During the middle of the 17th century, the municipalities of São João de Areias and Silvares was composed of a municipality governed by Presiding Judge, Councilmen (three for São João de Areias and one for Silvares) and an attorney by district Magistrates letter and named His Majesty. This situation continued until the preceding centuries, until the municipality's extinction.

==Geography==

- S. João de Areias
- Prados
- Vila Dianteira
- Casas Novas
- Cernada
- Castelejo
- Casal
- Silvares
- Guarita
- S. Miguel
- Cancela
- Fonte do Ouro
- Campolinho
- Vale Pinheiro
- Póvoa dos Mosqueiros
- Quintas: Quinta do Borges & Irmão; Quinta da Mascota; Quinta da Levegada (Cancela), etc.

==Architecture==

===Civic===
- Casa das Armas Reais - São João de Areias
- Casa de D.ª Georgina Loureiro - Vila Dianteira
- Casa do Dr.
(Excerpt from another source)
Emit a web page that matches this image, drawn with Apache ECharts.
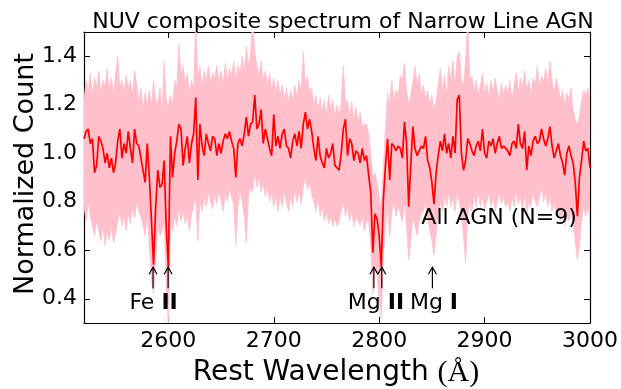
<!DOCTYPE html>
<html>
<head>
<meta charset="utf-8">
<script src="https://cdn.jsdelivr.net/npm/echarts@6/dist/echarts.min.js"></script>
<style>html,body{margin:0;padding:0;background:#fff}#c{width:621px;height:389px}</style>
</head>
<body>
<div id="c"></div>
<script>
// Wavelength grid (Angstrom)
const wavelength = [
2520,2522,2524,2526,2528,2530,2532,2534,2536,2538,2540,2542,2544,2546,2548,2550,2552,2554,2556,2558,
2560,2562,2564,2566,2568,2570,2572,2574,2576,2578,2580,2582,2584,2586,2588,2590,2592,2594,2596,2598,
2600,2602,2604,2606,2608,2610,2612,2614,2616,2618,2620,2622,2624,2626,2628,2630,2632,2634,2636,2638,
2640,2642,2644,2646,2648,2650,2652,2654,2656,2658,2660,2662,2664,2666,2668,2670,2672,2674,2676,2678,
2680,2682,2684,2686,2688,2690,2692,2694,2696,2698,2700,2702,2704,2706,2708,2710,2712,2714,2716,2718,
2720,2722,2724,2726,2728,2730,2732,2734,2736,2738,2740,2742,2744,2746,2748,2750,2752,2754,2756,2758,
2760,2762,2764,2766,2768,2770,2772,2774,2776,2778,2780,2782,2784,2786,2788,2790,2792,2794,2796,2798,
2800,2802,2804,2806,2808,2810,2812,2814,2816,2818,2820,2822,2824,2826,2828,2830,2832,2834,2836,2838,
2840,2842,2844,2846,2848,2850,2852,2854,2856,2858,2860,2862,2864,2866,2868,2870,2872,2874,2876,2878,
2880,2882,2884,2886,2888,2890,2892,2894,2896,2898,2900,2902,2904,2906,2908,2910,2912,2914,2916,2918,
2920,2922,2924,2926,2928,2930,2932,2934,2936,2938,2940,2942,2944,2946,2948,2950,2952,2954,2956,2958,
2960,2962,2964,2966,2968,2970,2972,2974,2976,2978,2980,2982,2984,2986,2988,2990,2992,2994,2996,2998,
3000];

// Composite (mean) normalized count
const meanFlux = [
1.06,1.09,1.10,1.04,1.06,0.92,0.95,1.07,1.05,1.02,0.96,1.00,0.94,0.98,0.92,0.96,1.05,1.10,0.98,1.04,
1.00,1.09,1.02,0.96,1.10,1.04,1.03,0.98,0.93,0.88,1.04,0.90,0.72,0.54,0.78,0.93,0.86,0.87,0.97,0.70,
0.53,1.07,0.90,1.00,1.05,1.12,1.10,0.95,1.02,1.07,0.96,1.04,1.08,1.23,0.89,1.12,1.03,0.99,1.08,1.04,
1.01,1.07,1.06,0.99,1.04,1.00,1.05,1.08,1.06,1.09,1.05,1.02,0.90,1.04,1.06,1.03,1.08,1.15,1.07,1.12,
1.13,1.24,1.10,1.12,1.18,1.04,1.10,1.06,1.02,0.99,1.16,1.03,1.07,1.02,1.08,1.10,1.03,1.02,0.98,1.05,
1.08,1.03,1.09,1.02,1.12,1.17,1.10,1.14,1.09,1.02,0.97,1.07,0.99,0.96,0.94,1.02,0.98,1.00,1.04,0.95,
0.94,0.93,1.00,1.10,1.14,0.99,1.06,1.04,0.97,1.01,1.00,0.96,1.02,0.97,0.99,0.91,0.84,0.59,0.75,0.73,
0.66,0.53,0.81,0.95,1.06,0.89,1.04,1.03,1.01,1.03,1.02,0.98,1.13,1.04,0.78,0.95,1.11,1.02,0.99,1.01,
1.03,1.02,1.07,0.97,0.94,0.88,0.79,0.92,0.99,1.05,1.01,1.08,1.00,1.04,0.98,1.07,1.00,1.22,1.24,1.00,
0.93,0.97,1.06,1.04,1.01,0.99,1.03,1.05,1.01,1.10,1.00,0.98,1.05,1.03,1.06,1.00,1.04,1.07,1.02,1.03,
1.02,1.01,0.99,1.04,1.05,1.02,1.12,1.04,1.02,1.09,0.93,1.03,0.99,1.05,1.07,1.04,1.05,1.10,1.06,1.03,
1.06,1.11,1.03,0.98,1.01,1.04,0.99,0.96,0.91,1.00,1.03,0.99,0.96,0.88,0.74,0.90,0.97,1.05,1.01,1.02,
0.94];

// Upper edge of the spread band
const bandUpper = [
1.22,1.30,1.26,1.33,1.24,1.31,1.27,1.34,1.25,1.30,1.28,1.35,1.26,1.31,1.24,1.33,1.40,1.27,1.30,1.25,
1.32,1.27,1.30,1.24,1.34,1.28,1.22,1.27,1.18,1.25,1.20,1.26,1.19,1.30,1.22,1.20,1.27,1.17,1.38,1.22,
1.20,1.24,1.20,1.30,1.26,1.45,1.32,1.36,1.28,1.33,1.25,1.30,1.27,1.55,1.31,1.36,1.28,1.34,1.30,1.36,
1.29,1.33,1.31,1.36,1.30,1.34,1.28,1.37,1.30,1.35,1.32,1.38,1.30,1.36,1.33,1.40,1.34,1.44,1.36,1.41,
1.55,1.42,1.36,1.32,1.38,1.30,1.34,1.28,1.33,1.26,1.31,1.25,1.30,1.24,1.28,1.22,1.27,1.21,1.26,1.22,
1.28,1.23,1.30,1.25,1.42,1.28,1.32,1.25,1.27,1.20,1.24,1.18,1.23,1.17,1.22,1.16,1.24,1.18,1.22,1.15,
1.20,1.16,1.21,1.36,1.20,1.22,1.15,1.21,1.14,1.19,1.13,1.17,1.11,1.12,1.12,1.08,1.00,0.90,0.92,0.88,
0.82,0.78,0.95,1.10,1.25,1.20,1.30,1.22,1.26,1.24,1.32,1.30,1.37,1.26,1.20,1.24,1.30,1.36,1.28,1.33,
1.24,1.28,1.22,1.26,1.20,1.24,1.18,1.22,1.28,1.35,1.26,1.32,1.24,1.36,1.30,1.38,1.28,1.40,1.42,1.30,
1.28,1.38,1.55,1.30,1.32,1.26,1.30,1.24,1.28,1.33,1.25,1.29,1.23,1.30,1.25,1.31,1.26,1.22,1.29,1.24,
1.28,1.24,1.30,1.22,1.28,1.33,1.25,1.31,1.27,1.34,1.26,1.30,1.24,1.31,1.28,1.36,1.27,1.32,1.29,1.35,
1.28,1.38,1.30,1.25,1.31,1.27,1.22,1.26,1.20,1.25,1.22,1.27,1.18,1.14,1.12,1.15,1.22,1.26,1.24,1.27,
1.22];

// Lower edge of the spread band
const bandLower = [
0.78,0.72,0.80,0.74,0.70,0.66,0.72,0.68,0.64,0.70,0.62,0.68,0.64,0.70,0.63,0.67,0.72,0.76,0.70,0.74,
0.68,0.75,0.71,0.78,0.73,0.80,0.76,0.74,0.70,0.66,0.74,0.62,0.48,0.42,0.56,0.70,0.66,0.68,0.72,0.45,
0.30,0.70,0.68,0.74,0.70,0.78,0.72,0.76,0.71,0.74,0.68,0.75,0.78,0.82,0.64,0.80,0.76,0.82,0.78,0.84,
0.80,0.77,0.83,0.79,0.85,0.80,0.76,0.84,0.80,0.86,0.82,0.79,0.62,0.78,0.84,0.80,0.74,0.63,0.82,0.86,
0.84,0.92,0.86,0.90,0.84,0.88,0.82,0.86,0.80,0.84,0.78,0.83,0.76,0.82,0.78,0.84,0.80,0.76,0.82,0.78,
0.85,0.80,0.84,0.79,0.86,0.90,0.85,0.88,0.83,0.80,0.76,0.82,0.74,0.78,0.72,0.76,0.71,0.74,0.70,0.73,
0.70,0.72,0.76,0.80,0.74,0.78,0.72,0.76,0.70,0.74,0.72,0.70,0.74,0.68,0.72,0.72,0.62,0.42,0.55,0.50,
0.40,0.32,0.58,0.70,0.78,0.66,0.76,0.80,0.74,0.78,0.75,0.72,0.80,0.70,0.56,0.64,0.74,0.70,0.66,0.72,
0.75,0.76,0.80,0.74,0.68,0.64,0.58,0.66,0.74,0.80,0.76,0.82,0.78,0.84,0.78,0.82,0.76,0.84,0.80,0.74,
0.66,0.55,0.74,0.80,0.76,0.82,0.78,0.84,0.78,0.82,0.77,0.80,0.84,0.78,0.82,0.76,0.80,0.84,0.79,0.82,
0.78,0.80,0.76,0.82,0.78,0.84,0.79,0.82,0.76,0.83,0.74,0.80,0.78,0.84,0.80,0.78,0.82,0.86,0.80,0.84,
0.78,0.82,0.76,0.80,0.74,0.78,0.72,0.76,0.70,0.75,0.72,0.76,0.70,0.64,0.56,0.62,0.72,0.78,0.74,0.78,
0.72];

// Absorption line markers (arrows)
const arrowWave = [2585.5, 2599.8, 2795, 2802.5, 2850.5];
const arrowTail = 0.443;
const arrowHead = 0.530;

// Line labels
const lineLabels = ['Fe {b|II}', 'Mg {b|II}', 'Mg {b|I}'];
const lineLabelWave = [2586, 2797, 2852];
const lineLabelY = 0.38;

const sampleLabel = 'All AGN (N=9)';
const sampleLabelPos = [2840, 0.73];

const titleText = 'NUV composite spectrum of Narrow Line AGN';
const xAxisTitle = 'Rest Wavelength ';
const yAxisTitle = 'Normalized Count';

const FONT = 'DejaVu Sans';

const chart = echarts.init(document.getElementById('c'), null, {renderer: 'canvas'});

const bandData = wavelength.map((w, i) => [w, bandLower[i], bandUpper[i]]);
const meanData = wavelength.map((w, i) => [w, meanFlux[i]]);
const arrowData = arrowWave.map(w => [w, arrowTail, arrowHead]);
const labelData = lineLabels.map((t, i) => [lineLabelWave[i], lineLabelY, i]);

const axisCommon = {
  type: 'value',
  axisLine: {show: true, onZero: false, lineStyle: {color: '#000', width: 1.2}},
  axisTick: {show: true, inside: true, length: 6, lineStyle: {color: '#000', width: 1}},
  splitLine: {show: false},
};

chart.setOption({
  animation: false,
  backgroundColor: '#fff',
  title: {
    text: titleText, left: 338, top: 6, textAlign: 'center',
    textStyle: {fontFamily: FONT, fontSize: 22, fontWeight: 'normal', color: '#000'}
  },
  grid: {left: 84, right: 31, top: 32, bottom: 66, containLabel: false},
  xAxis: [
    Object.assign({}, axisCommon, {
      position: 'bottom', min: 2520, max: 3000, splitNumber: 5,
      axisLabel: {show: true, margin: 7, fontFamily: FONT, fontSize: 22, color: '#000',
        showMinLabel: false, showMaxLabel: true, formatter: v => String(v)}
    }),
    Object.assign({}, axisCommon, {
      position: 'top', min: 2520, max: 3000, splitNumber: 5, axisLabel: {show: false}
    })
  ],
  yAxis: [
    Object.assign({}, axisCommon, {
      position: 'left', min: 0.3, max: 1.5, splitNumber: 6,
      axisLabel: {show: true, margin: 7, fontFamily: FONT, fontSize: 22, color: '#000',
        showMinLabel: false, showMaxLabel: false, formatter: v => v.toFixed(1)}
    }),
    Object.assign({}, axisCommon, {
      position: 'right', min: 0.3, max: 1.5, splitNumber: 6, axisLabel: {show: false}
    })
  ],
  series: [
    {
      // spread band: one polygon built from all samples through the axis scales
      type: 'custom', data: [[0]], silent: true, z: 1, clip: true,
      renderItem: function (params, api) {
        const top = bandData.map(d => api.coord([d[0], d[2]]));
        const bot = bandData.map(d => api.coord([d[0], d[1]])).reverse();
        return {
          type: 'polygon',
          shape: {points: top.concat(bot)},
          style: {fill: '#ffc0cb', stroke: '#ffc0cb', lineWidth: 0.8}
        };
      },
      encode: {x: -1, y: -1}
    },
    {
      type: 'line', data: meanData, symbol: 'none', silent: true,
      lineStyle: {width: 1.7, color: '#ff0000'}, z: 3, clip: true
    },
    {
      type: 'custom', data: arrowData, silent: true, z: 5, clip: false,
      renderItem: function (params, api) {
        const tail = api.coord([api.value(0), api.value(1)]);
        const head = api.coord([api.value(0), api.value(2)]);
        return {
          type: 'group',
          children: [
            {type: 'line', shape: {x1: tail[0], y1: tail[1], x2: head[0], y2: head[1]},
              style: {stroke: '#000', lineWidth: 1.2}},
            {type: 'polyline', shape: {points: [[head[0] - 4, head[1] + 7], [head[0], head[1]], [head[0] + 4, head[1] + 7]]},
              style: {stroke: '#000', lineWidth: 1.2, fill: null}}
          ]
        };
      }
    },
    {
      type: 'custom', data: labelData, silent: true, z: 6, clip: false,
      renderItem: function (params, api) {
        const p = api.coord([api.value(0), api.value(1)]);
        return {
          type: 'text',
          style: {
            text: lineLabels[api.value(2)], x: p[0], y: p[1], align: 'center', verticalAlign: 'middle',
            fontFamily: FONT, fontSize: 22, fill: '#000',
            rich: {b: {fontFamily: FONT, fontSize: 22, fontWeight: 'bold', fill: '#000'}}
          }
        };
      }
    },
    {
      type: 'custom', data: [sampleLabelPos], silent: true, z: 6, clip: false,
      renderItem: function (params, api) {
        const p = api.coord([api.value(0), api.value(1)]);
        return {
          type: 'text',
          style: {text: sampleLabel, x: p[0], y: p[1], align: 'left', verticalAlign: 'middle',
            fontFamily: FONT, fontSize: 22, fill: '#000'}
        };
      }
    }
  ],
  graphic: [
    {
      type: 'text', x: 336, y: 373,
      style: {
        text: xAxisTitle + '{s|(Å)}', x: 0, y: 0, align: 'center', verticalAlign: 'middle',
        fontFamily: FONT, fontSize: 28, fill: '#000',
        rich: {s: {fontFamily: 'Liberation Serif', fontSize: 30, fill: '#000'}}
      }
    },
    {
      type: 'text', rotation: Math.PI / 2, x: 26, y: 174,
      style: {text: yAxisTitle, x: 0, y: 0, align: 'center', verticalAlign: 'middle',
        fontFamily: FONT, fontSize: 27, fill: '#000'}
    }
  ]
});
</script>
</body>
</html>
José da Silva Carvalho - Vila Dianteira
- Solar dos Serpa Pimentel - Guarita
- Casa dos Neves de Lemos - Póvoa dos Mosqueiros
- Pillory of São João de Areias (Pelourinho de São João das Areias)

===Religious===
- Chapel of Senhora da Graça (Capela da Senhora da Graça)
- Chapel of Cristo (Capela de Santo Cristo)
- Chapel of São João Evangelista (Capela de São João Evangelista)
- Chapel of São Miguel (Capela de São Miguel)
- Chapel of São Pedro (Capela de São Pedro)
- Church of São João Baptista (Igreja Matriz de São João de Areias/Igreja de São João Baptista), the 18th-century parochial church of São João de Areias

==Notable citizens==
- José da Silva Carvalho (1782–1856), labourer of the 1820 Revolution and minister of D. João VI, of D. Pedro IV, and of D.ª Maria II.
- Francisco de Serpa Saraiva (1781–1850), first Baron of São João de Areias.
- Manuel de Serpa Pimentel (1818–1910), second Baron of São João de Areias.